*Instructions to follow*: Write out all the lines again, precisely as they stand, but without the images.

*Supplied material*:
——
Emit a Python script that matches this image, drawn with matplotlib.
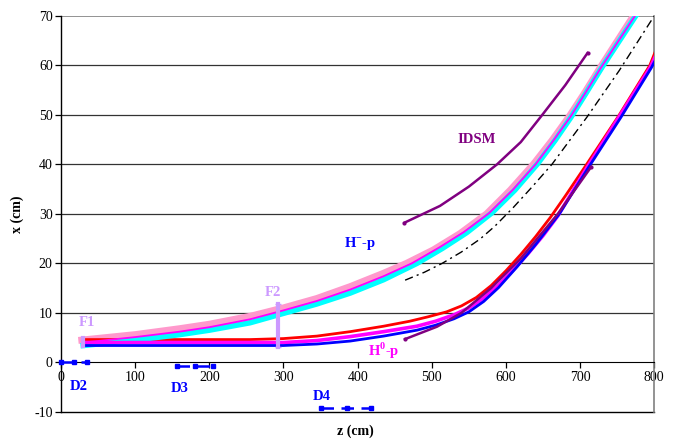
import numpy as np
import matplotlib
matplotlib.use("Agg")
from matplotlib import pyplot as plt

plt.rcParams['font.family'] = ['Liberation Serif', 'DejaVu Serif']
plt.rcParams['axes.unicode_minus'] = False
plt.rcParams['mathtext.fontset'] = 'custom'
plt.rcParams['mathtext.rm'] = 'Liberation Serif:bold'
plt.rcParams['mathtext.bf'] = 'Liberation Serif:bold'

# H- beam envelopes (z in cm, x in cm)
zPink = [28, 100, 160, 200, 255, 300, 345, 390, 435, 466, 502, 538, 574, 606, 637,
         662, 685, 706, 727, 772, 778]
xPink = [4.5, 5.6, 6.8, 7.7, 9.3, 11.0, 12.9, 15.3, 18.0, 20.0, 22.7, 26.0, 30, 34.8, 40,
         44.8, 49.6, 54.4, 59.5, 70, 71.3]
zCyan = [30, 100, 160, 200, 255, 300, 345, 390, 435, 480, 514, 547, 581, 612, 642,
         666, 688, 708, 729, 775, 782]
xCyan = [3.4, 4.5, 5.6, 6.5, 8.0, 9.9, 11.8, 14.0, 16.7, 20.0, 23.0, 26.2, 30.2, 34.8, 40,
         44.8, 49.6, 54.4, 59.5, 70, 71.3]
zMagU = [30, 100, 160, 200, 255, 300, 345, 390, 435, 473, 510, 543, 577, 609, 640,
         664, 687, 707, 728, 774, 780]
xMagU = [4.0, 5.1, 6.2, 7.1, 8.7, 10.5, 12.4, 14.7, 17.4, 20.0, 23.2, 26.3, 30.1, 34.8, 40,
         44.8, 49.6, 54.4, 59.5, 70, 71.3]

# H0 beam envelopes
zRed = [30, 150, 255, 300, 345, 390, 435, 470, 495, 520, 540, 560, 580, 600, 620, 640,
        660, 680, 707, 752, 794, 802]
xRed = [4.6, 4.6, 4.6, 4.8, 5.3, 6.2, 7.3, 8.3, 9.2, 10.2, 11.4, 13.1, 15.5, 18.5, 21.8, 25.4,
        29.3, 33.6, 39.6, 49.8, 60, 63]
zMagL = [30, 300, 345, 390, 435, 480, 505, 530, 550, 570, 590, 610, 630, 650, 670,
         709, 753, 795, 802]
xMagL = [4.0, 4.0, 4.4, 5.2, 6.2, 7.3, 8.3, 9.6, 11.0, 13.0, 15.6, 18.7, 22.0, 25.6, 29.6,
         39.3, 49.7, 59.7, 62.0]
zBlue = [30, 300, 345, 390, 435, 480, 505, 530, 550, 570, 590, 615, 640, 672, 711,
         755, 796, 802]
xBlue = [3.4, 3.4, 3.7, 4.3, 5.3, 6.5, 7.5, 8.8, 10.2, 12.3, 15.1, 19.3, 23.8, 30, 39.3,
         49.5, 59.5, 61.2]

# dash-dot reference
zDash = [464, 490, 514, 540, 565, 585, 610, 635, 662, 709, 753, 794, 801]
xDash = [16.6, 18.2, 20, 22.3, 24.9, 27.5, 31.3, 35.4, 40, 49.5, 59, 68.6, 70.2]

# IDSM
zIdsmU = [463, 511, 550, 588, 620, 649, 680, 710]
xIdsmU = [28.2, 31.6, 35.5, 40, 44.5, 50, 56, 62.5]
zIdsmL = [464, 507, 540, 580, 620, 670, 715]
xIdsmL = [4.7, 7.2, 10, 15, 21, 30, 39.5]

# dipoles
zD2 = [0, 17, 35]
xD2 = [0, 0, 0]
zD3 = [157, 181, 205]
xD3 = [-0.8, -0.8, -0.8]
zD4 = [350, 385, 418]
xD4 = [-9.2, -9.2, -9.2]

# foils
zF1 = [30, 30]
xF1 = [3.3, 4.9]
zF2 = [292, 292]
xF2 = [3.1, 11.8]

fig = plt.figure(figsize=(6.78, 4.4), dpi=100)
ax = fig.add_axes([0.090, 0.064, 0.875, 0.900])
ax.set_xlim(0, 800)
ax.set_ylim(-10, 70)

for y in range(10, 70, 10):
    ax.axhline(y, color='#333333', lw=0.9, zorder=1)
ax.axhline(70, color='#808080', lw=1.2, zorder=1)
ax.axhline(-10, color='black', lw=1.0, zorder=1, clip_on=False)

ax.plot(zPink, xPink, color='#FF99CC', lw=5, zorder=3)
ax.plot(zCyan, xCyan, color='#0000FF', lw=1.0, zorder=3)
ax.plot(zCyan, xCyan, color='#00FFFF', lw=4, zorder=4)
ax.plot(zMagU, xMagU, color='#FF00FF', lw=1.3, zorder=5)

ax.plot(zRed, xRed, color='#FF0000', lw=2.0, zorder=3)
ax.plot(zMagL, xMagL, color='#FF00FF', lw=2.6, zorder=4)
ax.plot(zBlue, xBlue, color='#0000FF', lw=2.0, zorder=5)

ax.plot(zDash, xDash, color='black', lw=1.0, dashes=(6, 3, 1.5, 3), zorder=3)
ax.plot(zIdsmU, xIdsmU, color='#800080', lw=1.8, marker='o', ms=2, markevery=[0, -1], zorder=3)
ax.plot(zIdsmL, xIdsmL, color='#800080', lw=1.8, marker='o', ms=2, markevery=[0, -1], zorder=6)

ax.plot(zF1, xF1, color='#CC99FF', lw=3, zorder=6)
ax.plot(zF2, xF2, color='#CC99FF', lw=3, marker='_', ms=5, zorder=6)

for zz, xx in [(zD2, xD2), (zD3, xD3), (zD4, xD4)]:
    ax.plot(zz, xx, color='#0000FF', lw=1.8, dashes=(5, 3), marker='s', ms=3.5,
            zorder=6, clip_on=False)

bold = dict(fontweight='bold', fontsize=10.5, ha='center', va='center', zorder=10)
ax.text(35, 8.0, 'F1', color='#CC99FF', **bold)
ax.text(286, 14.2, 'F2', color='#CC99FF', **bold)
ax.text(24, -4.8, 'D2', color='#0000FF', **bold)
ax.text(160, -5.2, 'D3', color='#0000FF', **bold)
ax.text(352, -7.0, 'D4', color='#0000FF', **bold)
ax.text(403, 23.9, r'H$^{-}$-p', color='#0000FF', **bold)
ax.text(435, 2.3, r'H$^{0}$-p', color='#FF00FF', **bold)
ax.text(561, 45.0, 'IDSM', color='#800080', **bold)

ax.spines['top'].set_visible(False)
ax.spines['right'].set_color('#808080')
ax.spines['right'].set_linewidth(1.2)
ax.spines['bottom'].set_position(('data', 0))
ax.spines['left'].set_linewidth(1.0)
ax.set_xticks(range(0, 801, 100))
ax.set_yticks(range(-10, 71, 10))
ax.tick_params(axis='both', direction='out', length=4, width=0.9, labelsize=10, pad=2)
ax.set_xlabel('z (cm)', fontweight='bold', fontsize=10)
ax.xaxis.set_label_coords(0.497, -0.033)
ax.set_ylabel('x (cm)', fontweight='bold', fontsize=10)
ax.yaxis.set_label_coords(-0.063, 0.5)

fig.savefig('out.png', dpi=100)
——
*Written answer*:
Emit a Python script that matches this image, drawn with matplotlib.
import numpy as np
import matplotlib
matplotlib.use("Agg")
from matplotlib import pyplot as plt

plt.rcParams['font.family'] = ['Liberation Serif', 'DejaVu Serif']
plt.rcParams['axes.unicode_minus'] = False
plt.rcParams['mathtext.fontset'] = 'custom'
plt.rcParams['mathtext.rm'] = 'Liberation Serif:bold'
plt.rcParams['mathtext.bf'] = 'Liberation Serif:bold'

# H- beam envelopes (z in cm, x in cm)
zPink = [28, 100, 160, 200, 255, 300, 345, 390, 435, 466, 502, 538, 574, 606, 637,
         662, 685, 706, 727, 772, 778]
xPink = [4.5, 5.6, 6.8, 7.7, 9.3, 11.0, 12.9, 15.3, 18.0, 20.0, 22.7, 26.0, 30, 34.8, 40,
         44.8, 49.6, 54.4, 59.5, 70, 71.3]
zCyan = [30, 100, 160, 200, 255, 300, 345, 390, 435, 480, 514, 547, 581, 612, 642,
         666, 688, 708, 729, 775, 782]
xCyan = [3.4, 4.5, 5.6, 6.5, 8.0, 9.9, 11.8, 14.0, 16.7, 20.0, 23.0, 26.2, 30.2, 34.8, 40,
         44.8, 49.6, 54.4, 59.5, 70, 71.3]
zMagU = [30, 100, 160, 200, 255, 300, 345, 390, 435, 473, 510, 543, 577, 609, 640,
         664, 687, 707, 728, 774, 780]
xMagU = [4.0, 5.1, 6.2, 7.1, 8.7, 10.5, 12.4, 14.7, 17.4, 20.0, 23.2, 26.3, 30.1, 34.8, 40,
         44.8, 49.6, 54.4, 59.5, 70, 71.3]

# H0 beam envelopes
zRed = [30, 150, 255, 300, 345, 390, 435, 470, 495, 520, 540, 560, 580, 600, 620, 640,
        660, 680, 707, 752, 794, 802]
xRed = [4.6, 4.6, 4.6, 4.8, 5.3, 6.2, 7.3, 8.3, 9.2, 10.2, 11.4, 13.1, 15.5, 18.5, 21.8, 25.4,
        29.3, 33.6, 39.6, 49.8, 60, 63]
zMagL = [30, 300, 345, 390, 435, 480, 505, 530, 550, 570, 590, 610, 630, 650, 670,
         709, 753, 795, 802]
xMagL = [4.0, 4.0, 4.4, 5.2, 6.2, 7.3, 8.3, 9.6, 11.0, 13.0, 15.6, 18.7, 22.0, 25.6, 29.6,
         39.3, 49.7, 59.7, 62.0]
zBlue = [30, 300, 345, 390, 435, 480, 505, 530, 550, 570, 590, 615, 640, 672, 711,
         755, 796, 802]
xBlue = [3.4, 3.4, 3.7, 4.3, 5.3, 6.5, 7.5, 8.8, 10.2, 12.3, 15.1, 19.3, 23.8, 30, 39.3,
         49.5, 59.5, 61.2]

# dash-dot reference
zDash = [464, 490, 514, 540, 565, 585, 610, 635, 662, 709, 753, 794, 801]
xDash = [16.6, 18.2, 20, 22.3, 24.9, 27.5, 31.3, 35.4, 40, 49.5, 59, 68.6, 70.2]

# IDSM
zIdsmU = [463, 511, 550, 588, 620, 649, 680, 710]
xIdsmU = [28.2, 31.6, 35.5, 40, 44.5, 50, 56, 62.5]
zIdsmL = [464, 507, 540, 580, 620, 670, 715]
xIdsmL = [4.7, 7.2, 10, 15, 21, 30, 39.5]

# dipoles
zD2 = [0, 17, 35]
xD2 = [0, 0, 0]
zD3 = [157, 181, 205]
xD3 = [-0.8, -0.8, -0.8]
zD4 = [350, 385, 418]
xD4 = [-9.2, -9.2, -9.2]

# foils
zF1 = [30, 30]
xF1 = [3.3, 4.9]
zF2 = [292, 292]
xF2 = [3.1, 11.8]

fig = plt.figure(figsize=(6.78, 4.4), dpi=100)
ax = fig.add_axes([0.090, 0.064, 0.875, 0.900])
ax.set_xlim(0, 800)
ax.set_ylim(-10, 70)

for y in range(10, 70, 10):
    ax.axhline(y, color='#333333', lw=0.9, zorder=1)
ax.axhline(70, color='#808080', lw=1.2, zorder=1)
ax.axhline(-10, color='black', lw=1.0, zorder=1, clip_on=False)

ax.plot(zPink, xPink, color='#FF99CC', lw=5, zorder=3)
ax.plot(zCyan, xCyan, color='#0000FF', lw=1.0, zorder=3)
ax.plot(zCyan, xCyan, color='#00FFFF', lw=4, zorder=4)
ax.plot(zMagU, xMagU, color='#FF00FF', lw=1.3, zorder=5)

ax.plot(zRed, xRed, color='#FF0000', lw=2.0, zorder=3)
ax.plot(zMagL, xMagL, color='#FF00FF', lw=2.6, zorder=4)
ax.plot(zBlue, xBlue, color='#0000FF', lw=2.0, zorder=5)

ax.plot(zDash, xDash, color='black', lw=1.0, dashes=(6, 3, 1.5, 3), zorder=3)
ax.plot(zIdsmU, xIdsmU, color='#800080', lw=1.8, marker='o', ms=2, markevery=[0, -1], zorder=3)
ax.plot(zIdsmL, xIdsmL, color='#800080', lw=1.8, marker='o', ms=2, markevery=[0, -1], zorder=6)

ax.plot(zF1, xF1, color='#CC99FF', lw=3, zorder=6)
ax.plot(zF2, xF2, color='#CC99FF', lw=3, marker='_', ms=5, zorder=6)

for zz, xx in [(zD2, xD2), (zD3, xD3), (zD4, xD4)]:
    ax.plot(zz, xx, color='#0000FF', lw=1.8, dashes=(5, 3), marker='s', ms=3.5,
            zorder=6, clip_on=False)

bold = dict(fontweight='bold', fontsize=10.5, ha='center', va='center', zorder=10)
ax.text(35, 8.0, 'F1', color='#CC99FF', **bold)
ax.text(286, 14.2, 'F2', color='#CC99FF', **bold)
ax.text(24, -4.8, 'D2', color='#0000FF', **bold)
ax.text(160, -5.2, 'D3', color='#0000FF', **bold)
ax.text(352, -7.0, 'D4', color='#0000FF', **bold)
ax.text(403, 23.9, r'H$^{-}$-p', color='#0000FF', **bold)
ax.text(435, 2.3, r'H$^{0}$-p', color='#FF00FF', **bold)
ax.text(561, 45.0, 'IDSM', color='#800080', **bold)

ax.spines['top'].set_visible(False)
ax.spines['right'].set_color('#808080')
ax.spines['right'].set_linewidth(1.2)
ax.spines['bottom'].set_position(('data', 0))
ax.spines['left'].set_linewidth(1.0)
ax.set_xticks(range(0, 801, 100))
ax.set_yticks(range(-10, 71, 10))
ax.tick_params(axis='both', direction='out', length=4, width=0.9, labelsize=10, pad=2)
ax.set_xlabel('z (cm)', fontweight='bold', fontsize=10)
ax.xaxis.set_label_coords(0.497, -0.033)
ax.set_ylabel('x (cm)', fontweight='bold', fontsize=10)
ax.yaxis.set_label_coords(-0.063, 0.5)

fig.savefig('out.png', dpi=100)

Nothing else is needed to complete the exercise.